On écarquille les yeux, aussi, sur ces nouveaux comportements. Le petit de Josie s’est aventuré un peu trop loin avec sa draisienne. Elle le ramène. Soudain, sur le trottoir, elle se décale ostensiblement pour longer le mur et laisser un bon mètre entre elle et moi. « Ne le prenez pas personnellement » me sourit-elle. Chacun devra t-il s’accoutumer, désormais, à ce fugitif sentiment de se sentir pestiféré.e ?
Apéro improvisé
Le temps défile. Le vent chasse les quelques nuages pour laisser le soleil se coucher sur cette douce fin d’après-midi. Deux chaises longues, un bout de muret pour poser ses fesses, deux bouteilles de vin et quelques bières, quelque verres qui tintent : un apéro s’improvise, jusqu’au crépuscule. Josie est sympathique en fait, qui ouvre au passage avec son mari une quille française.

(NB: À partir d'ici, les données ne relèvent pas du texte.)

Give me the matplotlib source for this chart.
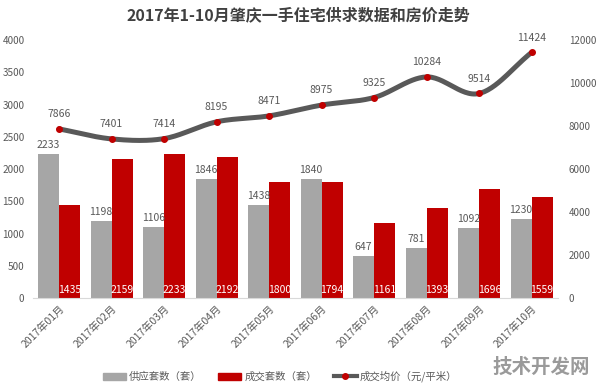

La semaine dernière, ma copine a également organisé une soirée pizza. Une bonne vingtaine de voisins y ont pris part. L’un d’entre eux a proposé un quizz, sur le modèle des bars. Un micro, les chaises étalées en rond avec un ou deux mètres d’écart ; un cri de bébé qui se fait entendre par-devers un moniteur placé au milieu de la route, et les vingt questions sur l’Angleterre et le quartier de Manchester où l’on vit qui s’enchaînent.
« Combien y a t-il de « streets » dans ce quartier ? » Question piège. 0, ce ne sont que des « road » ou des « cul-de-sac » (les Anglais nous volent aussi des mots). Les rires réchauffent les cœurs et les corps, saisis par le froid.
Là aussi, les mesures barrières ne sont pas (encore) tout à fait ancrées. Tom récompense Ron, qui a remporté le quizz – 14 bonnes réponses, nous autres variant entre 2 et 4…
Il s’avance vers lui, une bouteille à la main, sans gants. Ron lui fait un geste pour la déposer par terre, à un mètre de lui. Mais Paul, lunettes bleues rondes sur le visage, n’en a cure, et l’offre à la femme de Ron, en main propres…
Pratiques éphémères ?
Les mesures barrières, ça réclame une vigilance de tous les instants, comme un radar permanent qui doit tintiller au plus profond de nous. C’est un peu pareil quand on va au supermarché, ou au fish and chips. J’observais cela, l’autre jour arrêté au feu rouge. Une ribambelle de serveurs Deliveroo défilaient. Certains portaient des masques mais tous, à l’exception d’un seul qui se servait de la manche de sa veste, ouvrait la porte du fish and chips à main nues…A travers la vitre, une cliente s’échinait à prendre les pièces de monnaie avec un bout de gant.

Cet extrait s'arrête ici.